Speaking at the 2010 Crop Protection in Northern Britain Conference in Dundee Nickerson’s Bill Angus called for the resistance rating standards to be increased.
“The momentum needs to be kept up – I’d like to see the minimum septoria rating increase from a four to a five within five years followed by subsequent rises to six, and why not seven?”
But, the genetic stability of the resistance should also be taken into consideration, he explained. “Under the current system, varieties can enter the list with a resistance rating of nine, but this can quickly crash as the cultivar’s resistance breaks down.”
Disease resistance had been given low priority in breeding programmes in the past 50 years in favour of out and out yield, he acknowledged
“The spray-it-and-weigh-it philosophy” was an acceptable approach when there weren’t environmental and water quality concerns, he said. “But now the constraints are very different and robust disease resistance must be a priority.”
Disease pressure was increasing and many valuable fungicides were threatened with withdrawal.

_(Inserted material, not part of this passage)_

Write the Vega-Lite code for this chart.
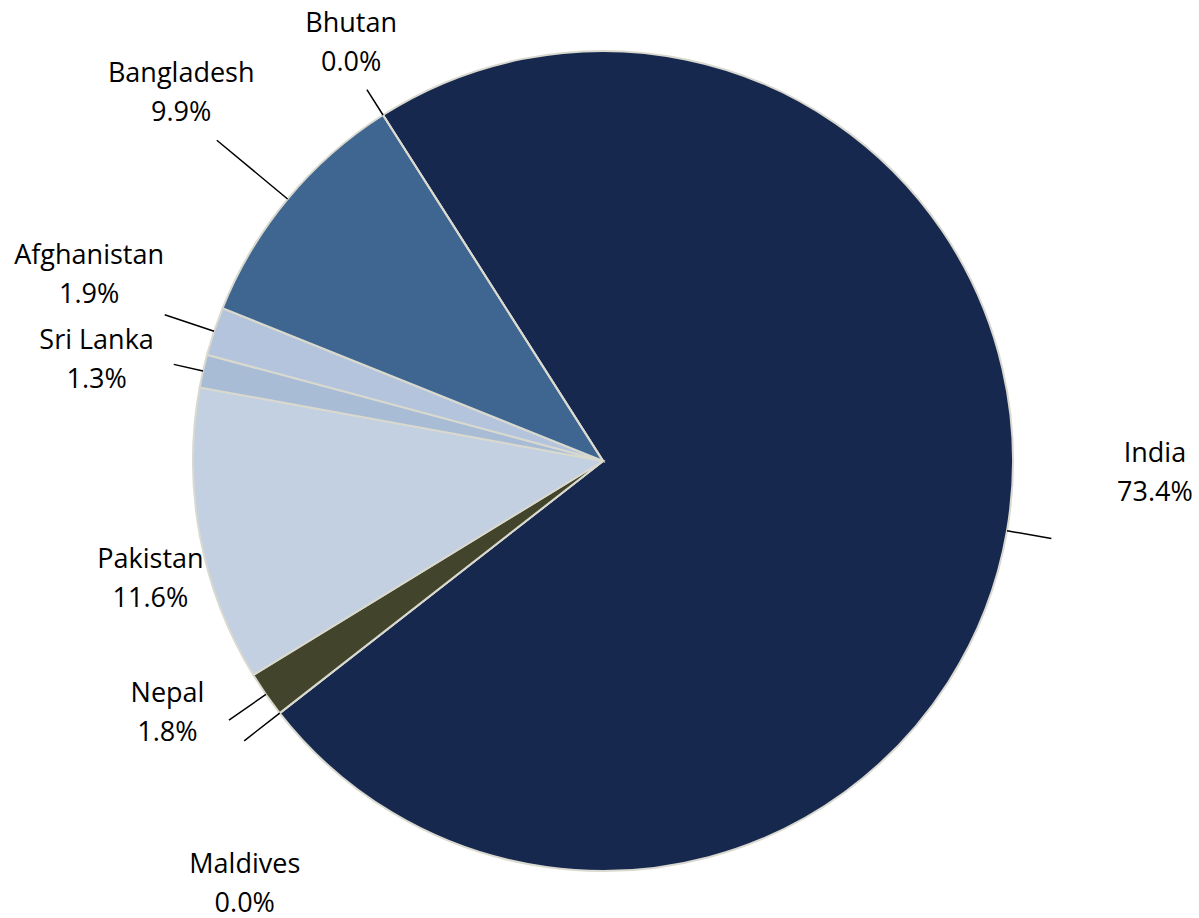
{
  "$schema": "https://vega.github.io/schema/vega-lite/v6.json",
  "width": 1192,
  "height": 916,
  "autosize": {"type": "none"},
  "padding": {"left": 7, "top": 3, "right": 0, "bottom": 0},
  "background": "white",
  "config": {"view": {"stroke": null}},
  "data": {"values": [
    {"country": "India", "value": 73.4, "order": 1},
    {"country": "Maldives", "value": 0.0, "order": 2},
    {"country": "Nepal", "value": 1.8, "order": 3},
    {"country": "Pakistan", "value": 11.6, "order": 4},
    {"country": "Sri Lanka", "value": 1.3, "order": 5},
    {"country": "Afghanistan", "value": 1.9, "order": 6},
    {"country": "Bangladesh", "value": 9.9, "order": 7},
    {"country": "Bhutan", "value": 0.0, "order": 8}
  ]},
  "transform": [
    {"window": [{"op": "sum", "field": "value", "as": "cum"}], "sort": [{"field": "order", "order": "ascending"}], "frame": [null, 0]},
    {"calculate": "datum.cum - datum.value / 2", "as": "mid"},
    {"calculate": "datum.country + '\\n' + format(datum.value, '.1f') + '%'", "as": "label"}
  ],
  "layer": [
    {
      "mark": {"type": "arc", "radius": 410, "stroke": "#d9d9cf", "strokeWidth": 2},
      "encoding": {
        "theta": {"field": "value", "type": "quantitative", "stack": true, "scale": {"domain": [0, 99.9], "range": [-0.5664, 5.7168]}},
        "order": {"field": "order", "type": "quantitative"},
        "color": {"field": "country", "type": "nominal", "legend": null,
          "scale": {"domain": ["India", "Maldives", "Nepal", "Pakistan", "Sri Lanka", "Afghanistan", "Bangladesh", "Bhutan"],
                    "range": ["#17284f", "#5b6b3a", "#42442b", "#c3d0e1", "#a9bcd6", "#b3c4dc", "#3e6690", "#2a4a7a"]}}
      }
    },
    {
      "transform": [{"filter": {"field": "country", "oneOf": ["Bhutan", "Sri Lanka"]}}],
      "mark": {"type": "arc", "radius": 440, "radius2": 410, "filled": false, "stroke": "black", "strokeWidth": 1.5},
      "encoding": {
        "theta": {"field": "mid", "type": "quantitative", "stack": null, "scale": {"domain": [0, 99.9], "range": [-0.5664, 5.7168]}},
        "theta2": {"field": "mid"}
      }
    },
    {
      "transform": [{"filter": {"field": "country", "oneOf": ["Nepal", "India", "Maldives"]}}],
      "mark": {"type": "arc", "radius": 455, "radius2": 410, "filled": false, "stroke": "black", "strokeWidth": 1.5},
      "encoding": {
        "theta": {"field": "mid", "type": "quantitative", "stack": null, "scale": {"domain": [0, 99.9], "range": [-0.5664, 5.7168]}},
        "theta2": {"field": "mid"}
      }
    },
    {
      "transform": [{"filter": {"field": "country", "oneOf": ["Afghanistan"]}}],
      "mark": {"type": "arc", "radius": 462, "radius2": 410, "filled": false, "stroke": "black", "strokeWidth": 1.5},
      "encoding": {
        "theta": {"field": "mid", "type": "quantitative", "stack": null, "scale": {"domain": [0, 99.9], "range": [-0.5664, 5.7168]}},
        "theta2": {"field": "mid"}
      }
    },
    {
      "transform": [{"filter": {"field": "country", "oneOf": ["Bangladesh"]}}],
      "mark": {"type": "arc", "radius": 502, "radius2": 410, "filled": false, "stroke": "black", "strokeWidth": 1.5},
      "encoding": {
        "theta": {"field": "mid", "type": "quantitative", "stack": null, "scale": {"domain": [0, 99.9], "range": [-0.5664, 5.7168]}},
        "theta2": {"field": "mid"}
      }
    },
    {
      "transform": [{"filter": "datum.country === 'Bhutan'"}],
      "mark": {"type": "text", "radius": 488, "dx": 10, "dy": -25.5, "font": "Open Sans", "fontSize": 27, "lineBreak": "\n", "lineHeight": 39, "align": "center", "baseline": "middle", "color": "black"},
      "encoding": {"theta": {"field": "mid", "type": "quantitative", "stack": null, "scale": {"domain": [0, 99.9], "range": [-0.5664, 5.7168]}}, "text": {"field": "label"}}
    },
    {
      "transform": [{"filter": "datum.country === 'Bangladesh'"}],
      "mark": {"type": "text", "radius": 560, "dx": 9, "dy": -29.5, "font": "Open Sans", "fontSize": 27, "lineBreak": "\n", "lineHeight": 39, "align": "center", "baseline": "middle", "color": "black"},
      "encoding": {"theta": {"field": "mid", "type": "quantitative", "stack": null, "scale": {"domain": [0, 99.9], "range": [-0.5664, 5.7168]}}, "text": {"field": "label"}}
    },
    {
      "transform": [{"filter": "datum.country === 'Afghanistan'"}],
      "mark": {"type": "text", "radius": 547, "dx": 5, "dy": -32, "font": "Open Sans", "fontSize": 27, "lineBreak": "\n", "lineHeight": 39, "align": "center", "baseline": "middle", "color": "black"},
      "encoding": {"theta": {"field": "mid", "type": "quantitative", "stack": null, "scale": {"domain": [0, 99.9], "range": [-0.5664, 5.7168]}}, "text": {"field": "label"}}
    },
    {
      "transform": [{"filter": "datum.country === 'Sri Lanka'"}],
      "mark": {"type": "text", "radius": 516, "dx": -3, "dy": -7, "font": "Open Sans", "fontSize": 27, "lineBreak": "\n", "lineHeight": 39, "align": "center", "baseline": "middle", "color": "black"},
      "encoding": {"theta": {"field": "mid", "type": "quantitative", "stack": null, "scale": {"domain": [0, 99.9], "range": [-0.5664, 5.7168]}}, "text": {"field": "label"}}
    },
    {
      "transform": [{"filter": "datum.country === 'Pakistan'"}],
      "mark": {"type": "text", "radius": 499, "dx": 38, "dy": 7.5, "font": "Open Sans", "fontSize": 27, "lineBreak": "\n", "lineHeight": 39, "align": "center", "baseline": "middle", "color": "black"},
      "encoding": {"theta": {"field": "mid", "type": "quantitative", "stack": null, "scale": {"domain": [0, 99.9], "range": [-0.5664, 5.7168]}}, "text": {"field": "label"}}
    },
    {
      "transform": [{"filter": "datum.country === 'Nepal'"}],
      "mark": {"type": "text", "radius": 503, "dx": -22, "dy": -53, "font": "Open Sans", "fontSize": 27, "lineBreak": "\n", "lineHeight": 39, "align": "center", "baseline": "middle", "color": "black"},
      "encoding": {"theta": {"field": "mid", "type": "quantitative", "stack": null, "scale": {"domain": [0, 99.9], "range": [-0.5664, 5.7168]}}, "text": {"field": "label"}}
    },
    {
      "transform": [{"filter": "datum.country === 'Maldives'"}],
      "mark": {"type": "text", "radius": 557, "dx": 81, "dy": 61, "font": "Open Sans", "fontSize": 27, "lineBreak": "\n", "lineHeight": 39, "align": "center", "baseline": "middle", "color": "black"},
      "encoding": {"theta": {"field": "mid", "type": "quantitative", "stack": null, "scale": {"domain": [0, 99.9], "range": [-0.5664, 5.7168]}}, "text": {"field": "label"}}
    },
    {
      "transform": [{"filter": "datum.country === 'India'"}],
      "mark": {"type": "text", "radius": 552, "dx": 8, "dy": -101, "font": "Open Sans", "fontSize": 27, "lineBreak": "\n", "lineHeight": 39, "align": "center", "baseline": "middle", "color": "black"},
      "encoding": {"theta": {"field": "mid", "type": "quantitative", "stack": null, "scale": {"domain": [0, 99.9], "range": [-0.5664, 5.7168]}}, "text": {"field": "label"}}
    }
  ]
}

Therefore, breeding varieties resistant to major diseases, such as septoria tritici, eyespot, fusarium and yellow rust, was crucial, he said.

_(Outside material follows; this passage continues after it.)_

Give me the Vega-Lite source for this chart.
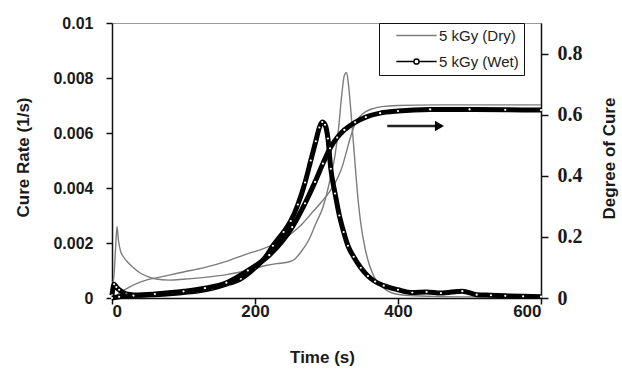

Genetic material capable of achieving robust resistance to these diseases was available, but many breeders chose not to use it, favouring high-yielding and potentially vulnerable material, he said. “It’s much easier to breed dirty varieties.”
But production could only be sustained if farmers were offered varieties with robust resistance to major wheat diseases, said Mr Angus.
Durable rust-resistant variety on horizon
A wheat variety with durable resistant to current strains of yellow rust could be available in the next five years, said Nickerson’s Bill Angus.
“We have the technology hopefully succeed in the next five years,” he said.
Molecular marker-assisted selection systems meant genes responsible for yellow rust resistance could be accurately mapped, he said “Traditionally it was trial and error, but now we are able to do it by design.”